Copy everything in the data below exactly except the pictures.

****

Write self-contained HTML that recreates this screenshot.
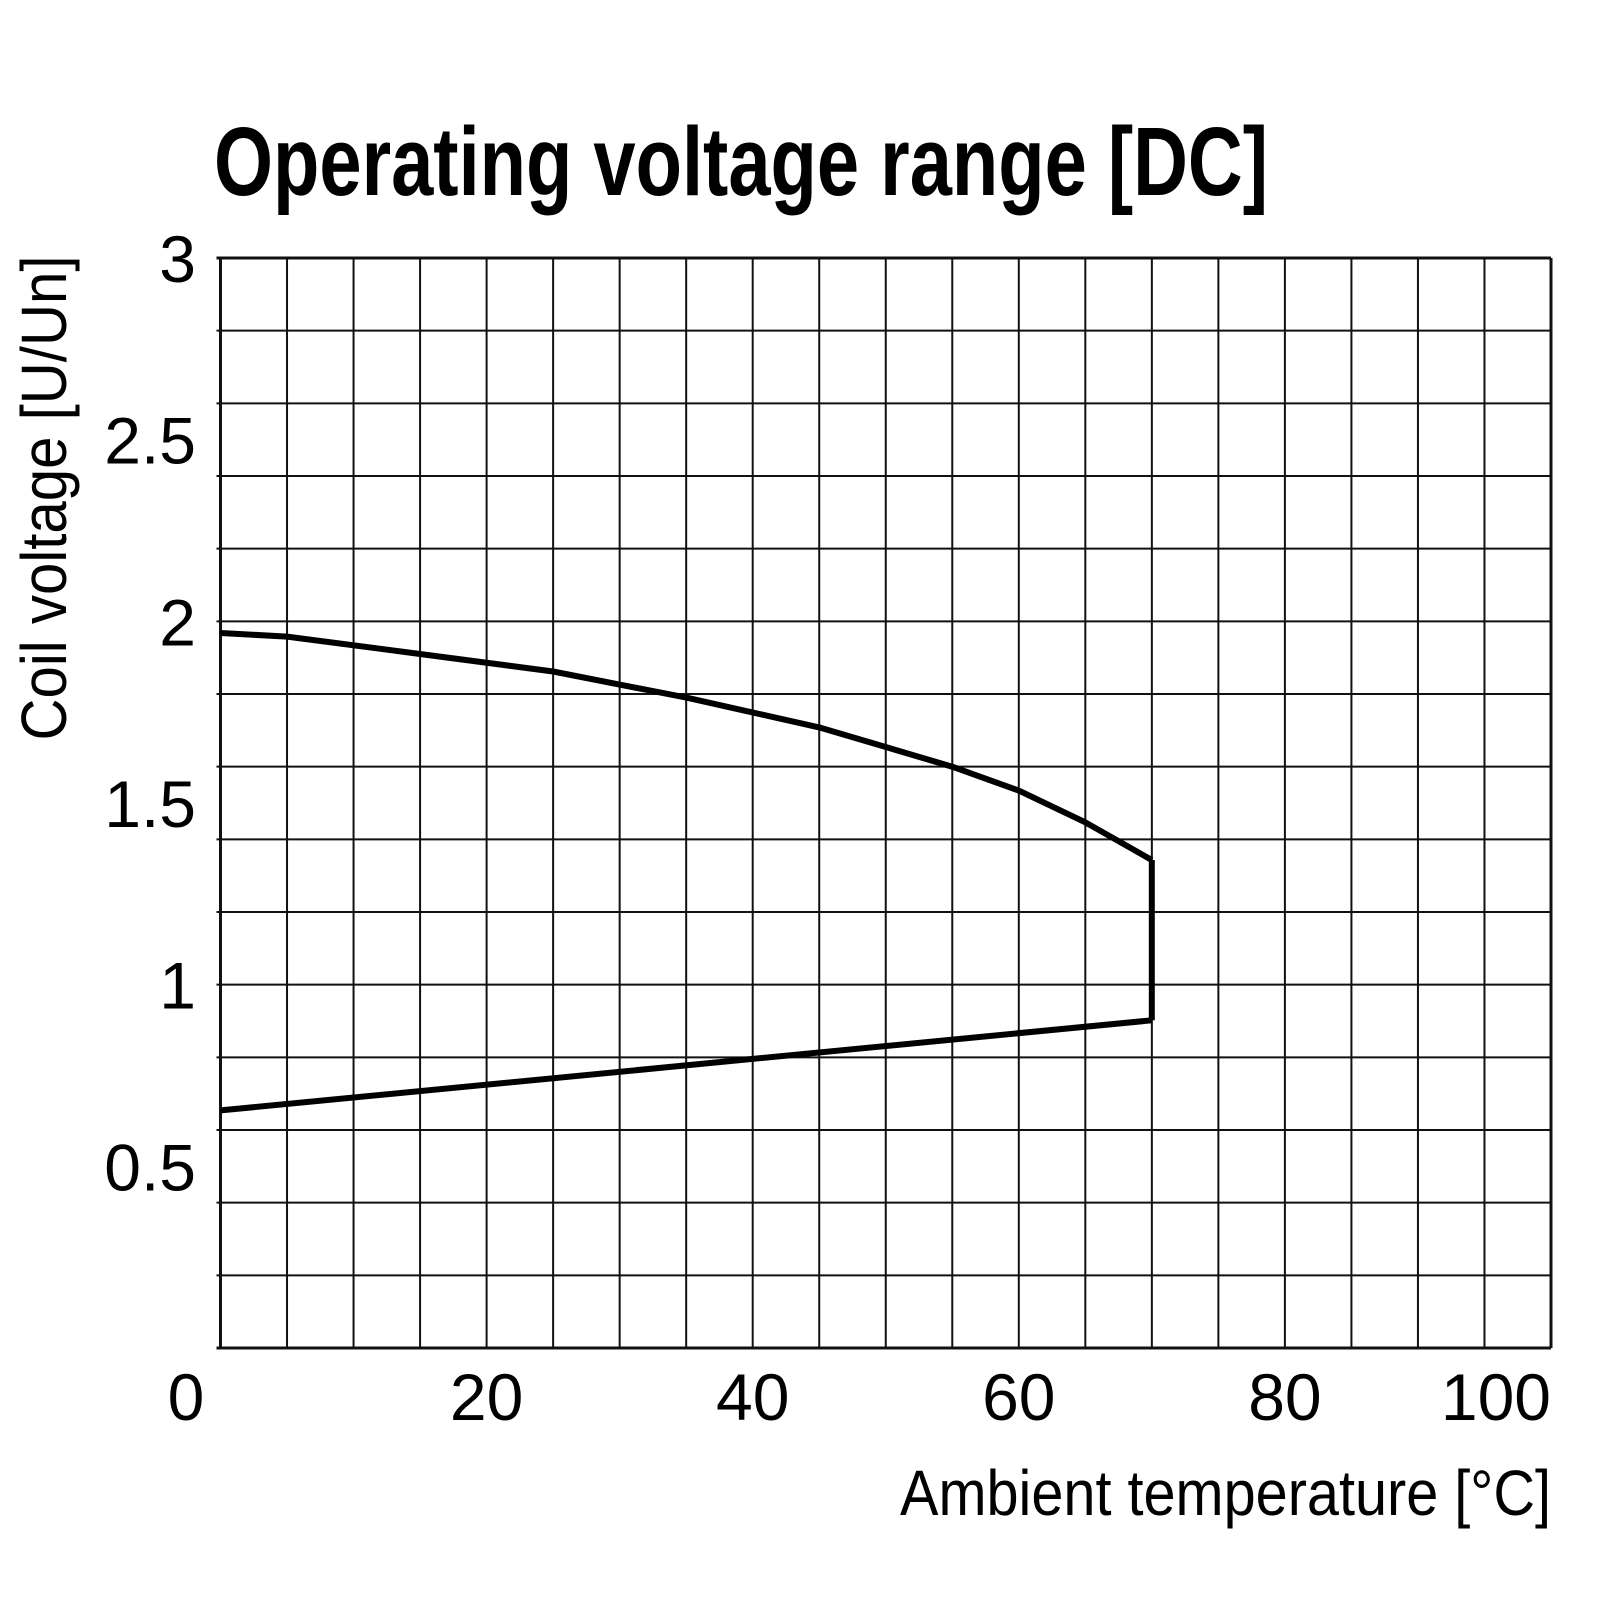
<!DOCTYPE html>
<html><head><meta charset="utf-8"><style>
html,body{margin:0;padding:0;background:#fff;}
svg{display:block;font-family:"Liberation Sans Narrow","Liberation Sans",sans-serif;}
</style></head><body>
<svg id="chart" width="1600" height="1600" viewBox="0 0 1600 1600" xmlns="http://www.w3.org/2000/svg">
<text x="214" y="195" font-size="97" font-weight="bold" textLength="1054" lengthAdjust="spacingAndGlyphs">Operating voltage range [DC]</text>
<g id="grid"></g>
<g id="ticks"></g>
<g id="series"></g>
<text transform="translate(66,498) rotate(-90)" text-anchor="middle" font-size="64" textLength="485" lengthAdjust="spacingAndGlyphs">Coil voltage [U/Un]</text>
<text x="1551" y="1515" text-anchor="end" font-size="64" textLength="651" lengthAdjust="spacingAndGlyphs">Ambient temperature [°C]</text>
</svg>
<script>
const xTicks=[0,20,40,60,80,100];
const yTicks=[0.5,1,1.5,2,2.5,3];
const upperT=[0,5,15,25,35,45,55,60,65,70];
const upperV=[1.968,1.958,1.91,1.862,1.79,1.708,1.6,1.534,1.447,1.343];
const lowerT=[0,70];
const lowerV=[0.654,0.902];
const edgeT=[70,70];
const edgeV=[0.902,1.343];
const L=220.5,R=1551,T=258,B=1348;
const xs=t=>L+(t/100)*(R-L);
const ys=v=>B-(v/3)*(B-T);
const NS="http://www.w3.org/2000/svg";
function mk(tag,attrs,parent){const e=document.createElementNS(NS,tag);for(const k in attrs)e.setAttribute(k,attrs[k]);parent.appendChild(e);return e;}
const grid=document.getElementById('grid');
for(let i=0;i<=20;i++){const x=xs(i*5);
const ln=mk('line',{x1:x,x2:x,y1:T,y2:B,stroke:'#111','stroke-width':(i==0||i==20)?3:2},grid);

}
for(let j=0;j<=15;j++){const y=ys(j*0.2);
const ln=mk('line',{x1:L-4,x2:R,y1:y,y2:y,stroke:'#111','stroke-width':(j==0||j==15)?3:2},grid);

}
const tk=document.getElementById('ticks');
xTicks.forEach(t=>{const e=mk('text',{x:t==0?186:(t==100?1551:xs(t)),y:1420,'font-size':66,'text-anchor':t==0?'middle':(t==100?'end':'middle')},tk);e.textContent=t;

});
yTicks.forEach(v=>{const e=mk('text',{x:196,y:ys(v)+24,'font-size':66,'text-anchor':'end'},tk);e.textContent=v;

});
const sg=document.getElementById('series');
function line(Ts,Vs,name){let d='';Ts.forEach((t,i)=>{d+=(i?'L':'M')+xs(t).toFixed(1)+','+ys(Vs[i]).toFixed(1);});
const p=mk('path',{d:d,fill:'none',stroke:'#000','stroke-width':6,'stroke-linejoin':'round'},sg);

}
line(upperT,upperV,'upper-limit-curve');
line(lowerT,lowerV,'lower-limit-curve');
line(edgeT,edgeV,'max-temperature-edge');
</script>
</body></html>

****

= FINISHED TASK =
Write self-contained HTML that recreates this screenshot.
<!DOCTYPE html>
<html><head><meta charset="utf-8"><style>
html,body{margin:0;padding:0;background:#fff;}
svg{display:block;font-family:"Liberation Sans Narrow","Liberation Sans",sans-serif;}
</style></head><body>
<svg id="chart" width="1600" height="1600" viewBox="0 0 1600 1600" xmlns="http://www.w3.org/2000/svg">
<text x="214" y="195" font-size="97" font-weight="bold" textLength="1054" lengthAdjust="spacingAndGlyphs">Operating voltage range [DC]</text>
<g id="grid"></g>
<g id="ticks"></g>
<g id="series"></g>
<text transform="translate(66,498) rotate(-90)" text-anchor="middle" font-size="64" textLength="485" lengthAdjust="spacingAndGlyphs">Coil voltage [U/Un]</text>
<text x="1551" y="1515" text-anchor="end" font-size="64" textLength="651" lengthAdjust="spacingAndGlyphs">Ambient temperature [°C]</text>
</svg>
<script>
const xTicks=[0,20,40,60,80,100];
const yTicks=[0.5,1,1.5,2,2.5,3];
const upperT=[0,5,15,25,35,45,55,60,65,70];
const upperV=[1.968,1.958,1.91,1.862,1.79,1.708,1.6,1.534,1.447,1.343];
const lowerT=[0,70];
const lowerV=[0.654,0.902];
const edgeT=[70,70];
const edgeV=[0.902,1.343];
const L=220.5,R=1551,T=258,B=1348;
const xs=t=>L+(t/100)*(R-L);
const ys=v=>B-(v/3)*(B-T);
const NS="http://www.w3.org/2000/svg";
function mk(tag,attrs,parent){const e=document.createElementNS(NS,tag);for(const k in attrs)e.setAttribute(k,attrs[k]);parent.appendChild(e);return e;}
const grid=document.getElementById('grid');
for(let i=0;i<=20;i++){const x=xs(i*5);
const ln=mk('line',{x1:x,x2:x,y1:T,y2:B,stroke:'#111','stroke-width':(i==0||i==20)?3:2},grid);

}
for(let j=0;j<=15;j++){const y=ys(j*0.2);
const ln=mk('line',{x1:L-4,x2:R,y1:y,y2:y,stroke:'#111','stroke-width':(j==0||j==15)?3:2},grid);

}
const tk=document.getElementById('ticks');
xTicks.forEach(t=>{const e=mk('text',{x:t==0?186:(t==100?1551:xs(t)),y:1420,'font-size':66,'text-anchor':t==0?'middle':(t==100?'end':'middle')},tk);e.textContent=t;

});
yTicks.forEach(v=>{const e=mk('text',{x:196,y:ys(v)+24,'font-size':66,'text-anchor':'end'},tk);e.textContent=v;

});
const sg=document.getElementById('series');
function line(Ts,Vs,name){let d='';Ts.forEach((t,i)=>{d+=(i?'L':'M')+xs(t).toFixed(1)+','+ys(Vs[i]).toFixed(1);});
const p=mk('path',{d:d,fill:'none',stroke:'#000','stroke-width':6,'stroke-linejoin':'round'},sg);

}
line(upperT,upperV,'upper-limit-curve');
line(lowerT,lowerV,'lower-limit-curve');
line(edgeT,edgeV,'max-temperature-edge');
</script>
</body></html>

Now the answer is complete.